Ce procès est le premier au monde dans lequel un ancien chef d’Etat est traduit devant une juridiction d’un autre pays pour violations présumées des droits de l’Homme.

"Il aura fallu 25 ans de travail sans relâche de la part des victimes tchadiennes pour que ce procès ait lieu", a rappelé cette semaine Reed Brody, cheville ouvrière de cette procédure au sein de Human Rights Watch (HRW). "Ce procès est un moment charnière dans la lutte contre l’impunité pour les crimes les plus graves".

- Prouver la culpabilité -

Une commission d’enquête tchadienne estime le bilan de la répression sous Hissène Habré (1982-1990) à quelque 40.000 morts.

Un des avocats commis d’office, Mbaye Sène, a affirmé à l’AFP attendre "le verdict avec beaucoup de sérénité".

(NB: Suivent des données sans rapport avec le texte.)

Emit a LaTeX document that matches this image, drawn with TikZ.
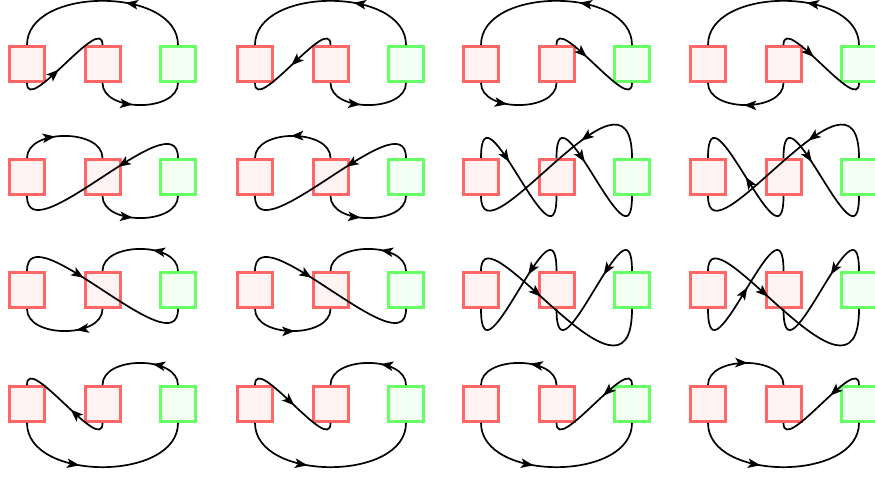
\documentclass[tikz,border=0pt]{standalone}
\usetikzlibrary{arrows.meta,decorations.markings}
\definecolor{rb}{RGB}{255,102,102}
\definecolor{rf}{RGB}{255,242,242}
\definecolor{gb}{RGB}{102,255,102}
\definecolor{gf}{RGB}{242,255,242}
\begin{document}
\begin{tikzpicture}[x=1pt,y=1pt,
  box/.style={rectangle,minimum size=35pt,inner sep=0pt,line width=3pt},
  rbox/.style={box,draw=rb,fill=rf},
  gbox/.style={box,draw=gb,fill=gf},
  arr/.style={line width=1.7pt,postaction={decorate},decoration={markings,mark=at position #1 with {\arrow{Stealth[length=12.5pt,width=9.5pt,inset=3pt]}}}}]
\useasboundingbox (0,0) rectangle (875,479);
\foreach \r/\y in {1/415,2/302,3/189,4/75}{
  \foreach \c/\x in {1/27,2/255,3/481,4/708}{
    \node[rbox] (a\r\c) at (\x,\y) {};
    \node[rbox] (b\r\c) at (\x+75.5,\y) {};
    \node[gbox] (c\r\c) at (\x+151,\y) {};
  }}
% row 1
\draw[arr=0.38] (c11.north) to[out=90,in=90] (a11.north);
\draw[arr=0.42] (a11.south) to[out=-90,in=90] (b11.north);
\draw[arr=0.42] (b11.south) to[out=-90,in=-90] (c11.south);
\draw[arr=0.38] (c12.north) to[out=90,in=90] (a12.north);
\draw[arr=0.52] (b12.north) to[out=90,in=-90] (a12.south);
\draw[arr=0.42] (b12.south) to[out=-90,in=-90] (c12.south);
\draw[arr=0.38] (c13.north) to[out=90,in=90] (a13.north);
\draw[arr=0.38] (a13.south) to[out=-90,in=-90] (b13.south);
\draw[arr=0.4] (b13.north) to[out=90,in=-90] (c13.south);
\draw[arr=0.38] (c14.north) to[out=90,in=90] (a14.north);
\draw[arr=0.52] (b14.south) to[out=-90,in=-90] (a14.south);
\draw[arr=0.4] (b14.north) to[out=90,in=-90] (c14.south);
% row 2
\draw[arr=0.4] (a21.north) to[out=90,in=90] (b21.north);
\draw[arr=0.4] (c21.north) to[out=90,in=-90] (a21.south);
\draw[arr=0.42] (b21.south) to[out=-90,in=-90] (c21.south);
\draw[arr=0.52] (b22.north) to[out=90,in=90] (a22.north);
\draw[arr=0.4] (c22.north) to[out=90,in=-90] (a22.south);
\draw[arr=0.42] (b22.south) to[out=-90,in=-90] (c22.south);
\draw[arr=0.38] (a23.north) to[out=90,in=-90,looseness=2.5] (b23.south);
\draw[arr=0.38] (b23.north) to[out=90,in=-90,looseness=2.5] (c23.south);
\draw[arr=0.37] (c23.north) to[out=90,in=-90,out looseness=1.9,in looseness=1.2] (a23.south);
\draw[arr=0.5] (b24.south) to[out=-90,in=90,looseness=2.5] (a24.north);
\draw[arr=0.38] (b24.north) to[out=90,in=-90,looseness=2.5] (c24.south);
\draw[arr=0.37] (c24.north) to[out=90,in=-90,out looseness=1.9,in looseness=1.2] (a24.south);
% row 3
\draw[arr=0.38] (a31.north) to[out=90,in=-90] (c31.south);
\draw[arr=0.37] (c31.north) to[out=90,in=90] (b31.north);
\draw[arr=0.38] (b31.south) to[out=-90,in=-90] (a31.south);
\draw[arr=0.38] (a32.north) to[out=90,in=-90] (c32.south);
\draw[arr=0.37] (c32.north) to[out=90,in=90] (b32.north);
\draw[arr=0.52] (a32.south) to[out=-90,in=-90] (b32.south);
\draw[arr=0.38] (a33.north) to[out=90,in=-90,out looseness=1.1,in looseness=2.0] (c33.south);
\draw[arr=0.38] (b33.north) to[out=90,in=-90,looseness=2.6] (a33.south);
\draw[arr=0.38] (c33.north) to[out=90,in=-90,looseness=2.6] (b33.south);
\draw[arr=0.38] (a34.north) to[out=90,in=-90,out looseness=1.1,in looseness=2.0] (c34.south);
\draw[arr=0.52] (a34.south) to[out=-90,in=90,looseness=2.6] (b34.north);
\draw[arr=0.38] (c34.north) to[out=90,in=-90,looseness=2.6] (b34.south);
% row 4
\draw[arr=0.42] (b41.south) to[out=-90,in=90] (a41.north);
\draw[arr=0.37] (c41.north) to[out=90,in=90] (b41.north);
\draw[arr=0.38] (a41.south) to[out=-90,in=-90] (c41.south);
\draw[arr=0.52] (a42.north) to[out=90,in=-90] (b42.south);
\draw[arr=0.37] (c42.north) to[out=90,in=90] (b42.north);
\draw[arr=0.38] (a42.south) to[out=-90,in=-90] (c42.south);
\draw[arr=0.38] (b43.north) to[out=90,in=90] (a43.north);
\draw[arr=0.38] (c43.north) to[out=90,in=-90] (b43.south);
\draw[arr=0.38] (a43.south) to[out=-90,in=-90] (c43.south);
\draw[arr=0.52] (a44.north) to[out=90,in=90] (b44.north);
\draw[arr=0.38] (c44.north) to[out=90,in=-90] (b44.south);
\draw[arr=0.38] (a44.south) to[out=-90,in=-90] (c44.south);
\end{tikzpicture}
\end{document}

"Nous avons développé suffisamment d’arguments pour prouver que Hissène Habré est innocent" et en face, il y a eu "l’impossibilité pour l’accusation et les parties civiles de prouver sa culpabilité. Si le droit est bien appliqué, nous allons droit vers l’acquittement de M. Habré", a estimé Me Sène.

Pour les parties civiles, Me Assane Dioma Ndiaye affirme au contraire "le caractère gigantesque des preuves rassemblées et qui donnent un espoir pour une issue heureuse, voir Hissène Habré déclaré coupable".

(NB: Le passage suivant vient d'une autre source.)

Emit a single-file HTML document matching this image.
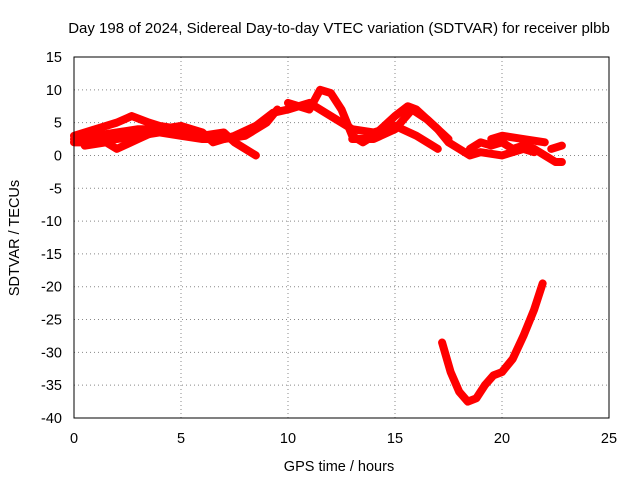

Me Ndiaye a souligné "l’enjeu (de ce procès) pour l’Afrique par rapport à une justice pénale internationale".

Ce procès doit permettre au continent, où les griefs se multiplient contre la Cour pénale internationale (CPI) siégeant à La Haye, accusée de ne poursuivre que des dirigeants africains, de montrer qu’il peut les juger lui-même, selon des juristes et défenseurs des droits de l’Homme.

Pour Me Diawara en revanche, "cette affaire n’est pas judiciaire mais politique. Il n’y a qu’une seule issue, que Hissène Habré soit condamné".

A N’Djamena, des membres de l’Association des victimes des crimes du régime de Hissène Habré (AVCRHH) ont prévu de suivre en direct le verdict sur la radio et la télévision publiques tchadiennes.

"Mon soulagement, ce serait de voir Habré condamné à vie, même si je ne sais pas dans quelles circonstances mon époux a été tué" dans les geôles de la DDS, confie Zenaba Moussa, veuve avec deux enfants à charge depuis 1988.

Un autre ancien détenu de la DDS, Mahamat Moussa, "souhaite qu’il passe le reste de sa vie en prison".

Pour Massa Moïse, détenu pendant trois ans par la DDS et qui dit ne toujours pas savoir pourquoi, "Habré doit être condamné à mort, c’est mon souhait. Il a fait trop de mal à beaucoup de familles".

L’accusé encourt jusqu’aux travaux forcés à perpétuité. En cas de condamnation, dont il peut faire appel, il purgera sa peine au Sénégal ou dans un autre pays de l’UA.

S’il est reconnu coupable, une autre phase s’ouvrira durant laquelle seront examinées d’éventuelles demandes de réparation au civil.